THE EXERCISE: Every entry below must be repeated exactly; skip the pictures.

INPUT ROWS:
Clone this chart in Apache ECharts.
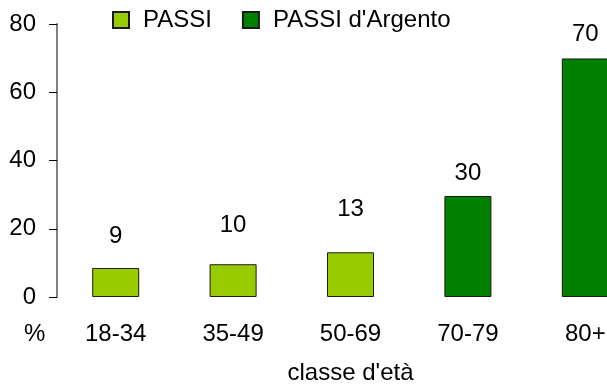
<!DOCTYPE html>
<html>
<head>
<meta charset="utf-8">
<script src="https://cdn.jsdelivr.net/npm/echarts@6/dist/echarts.min.js"></script>
<style>html,body{margin:0;padding:0;background:#fff}#c{width:607px;height:387px}</style>
</head>
<body>
<div id="c"></div>
<script>
var categories = ['18-34', '35-49', '50-69', '70-79', '80+'];
var passi = [8.5, 9.6, 13.1, null, null];
var passiArgento = [null, null, null, 29.6, 69.9];
var shownLabels = [9, 10, 13, 30, 70];
var yTicks = [0, 20, 40, 60, 80];
var seriesNames = ['PASSI', "PASSI d'Argento"];

// label distances above bars (style)
var labelGap = [20, 27, 31, 11, 12];

var FONT = 'Liberation Sans, Arial, sans-serif';
var chart = echarts.init(document.getElementById('c'), null, {renderer: 'canvas'});

function mkData(vals) {
  return vals.map(function (v, i) {
    if (v == null) return null;
    return {value: v, label: {distance: labelGap[i], formatter: String(shownLabels[i])}};
  });
}

chart.setOption({
  animation: false,
  backgroundColor: '#fff',
  textStyle: {fontFamily: FONT},
  legend: {
    left: 107, top: 3,
    itemWidth: 16, itemHeight: 16, itemGap: 30,
    icon: 'rect',
    textStyle: {fontSize: 24, color: '#000', fontFamily: FONT, padding: [0, 0, 0, 9]},
    data: seriesNames
  },
  grid: {left: 57, right: -37, top: 24, bottom: 90, containLabel: false, outerBoundsMode: 'none'},
  xAxis: {
    type: 'category',
    data: categories,
    axisLine: {show: false},
    axisTick: {show: false},
    axisLabel: {fontSize: 24, color: '#000', margin: 25, fontFamily: FONT},
    name: "classe d'età",
    nameLocation: 'middle',
    nameGap: 64,
    nameTextStyle: {fontSize: 24, color: '#000', fontFamily: FONT}
  },
  yAxis: {
    type: 'value',
    min: yTicks[0], max: yTicks[yTicks.length - 1], interval: 20,
    splitLine: {show: false},
    axisLine: {show: true, lineStyle: {color: '#808080', width: 2}},
    axisTick: {show: true, length: 8, lineStyle: {color: '#000', width: 1}},
    axisLabel: {fontSize: 24, color: '#000', margin: 21, fontFamily: FONT}
  },
  graphic: [{
    type: 'text', left: 24, top: 322,
    style: {text: '%', fontSize: 24, fill: '#000', fontFamily: FONT}
  }],
  series: [{
    name: seriesNames[0], type: 'bar', barWidth: 47, barGap: '-100%',
    itemStyle: {color: '#99CC00', borderColor: '#1a1a1a', borderWidth: 1},
    label: {show: true, position: 'top', fontSize: 24, color: '#000', fontFamily: FONT},
    data: mkData(passi)
  }, {
    name: seriesNames[1], type: 'bar', barWidth: 47, barGap: '-100%',
    itemStyle: {color: '#008000', borderColor: '#1a1a1a', borderWidth: 1},
    label: {show: true, position: 'top', fontSize: 24, color: '#000', fontFamily: FONT},
    data: mkData(passiArgento)
  }]
});
</script>
</body>
</html>
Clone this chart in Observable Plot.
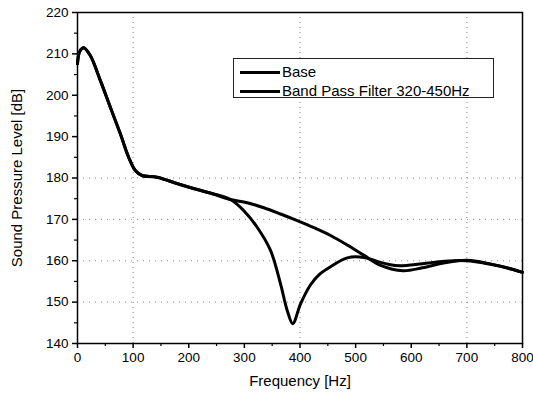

WRITTEN ANSWER:
Clone this chart in Apache ECharts.
<!DOCTYPE html>
<html>
<head>
<meta charset="utf-8">
<script src="https://cdn.jsdelivr.net/npm/echarts@6/dist/echarts.min.js"></script>
<style>html,body{margin:0;padding:0;background:#fff}#c{width:607px;height:387px}</style>
</head>
<body>
<div id="c"></div>
<script>
var categories = ['18-34', '35-49', '50-69', '70-79', '80+'];
var passi = [8.5, 9.6, 13.1, null, null];
var passiArgento = [null, null, null, 29.6, 69.9];
var shownLabels = [9, 10, 13, 30, 70];
var yTicks = [0, 20, 40, 60, 80];
var seriesNames = ['PASSI', "PASSI d'Argento"];

// label distances above bars (style)
var labelGap = [20, 27, 31, 11, 12];

var FONT = 'Liberation Sans, Arial, sans-serif';
var chart = echarts.init(document.getElementById('c'), null, {renderer: 'canvas'});

function mkData(vals) {
  return vals.map(function (v, i) {
    if (v == null) return null;
    return {value: v, label: {distance: labelGap[i], formatter: String(shownLabels[i])}};
  });
}

chart.setOption({
  animation: false,
  backgroundColor: '#fff',
  textStyle: {fontFamily: FONT},
  legend: {
    left: 107, top: 3,
    itemWidth: 16, itemHeight: 16, itemGap: 30,
    icon: 'rect',
    textStyle: {fontSize: 24, color: '#000', fontFamily: FONT, padding: [0, 0, 0, 9]},
    data: seriesNames
  },
  grid: {left: 57, right: -37, top: 24, bottom: 90, containLabel: false, outerBoundsMode: 'none'},
  xAxis: {
    type: 'category',
    data: categories,
    axisLine: {show: false},
    axisTick: {show: false},
    axisLabel: {fontSize: 24, color: '#000', margin: 25, fontFamily: FONT},
    name: "classe d'età",
    nameLocation: 'middle',
    nameGap: 64,
    nameTextStyle: {fontSize: 24, color: '#000', fontFamily: FONT}
  },
  yAxis: {
    type: 'value',
    min: yTicks[0], max: yTicks[yTicks.length - 1], interval: 20,
    splitLine: {show: false},
    axisLine: {show: true, lineStyle: {color: '#808080', width: 2}},
    axisTick: {show: true, length: 8, lineStyle: {color: '#000', width: 1}},
    axisLabel: {fontSize: 24, color: '#000', margin: 21, fontFamily: FONT}
  },
  graphic: [{
    type: 'text', left: 24, top: 322,
    style: {text: '%', fontSize: 24, fill: '#000', fontFamily: FONT}
  }],
  series: [{
    name: seriesNames[0], type: 'bar', barWidth: 47, barGap: '-100%',
    itemStyle: {color: '#99CC00', borderColor: '#1a1a1a', borderWidth: 1},
    label: {show: true, position: 'top', fontSize: 24, color: '#000', fontFamily: FONT},
    data: mkData(passi)
  }, {
    name: seriesNames[1], type: 'bar', barWidth: 47, barGap: '-100%',
    itemStyle: {color: '#008000', borderColor: '#1a1a1a', borderWidth: 1},
    label: {show: true, position: 'top', fontSize: 24, color: '#000', fontFamily: FONT},
    data: mkData(passiArgento)
  }]
});
</script>
</body>
</html>
Clone this chart in Observable Plot.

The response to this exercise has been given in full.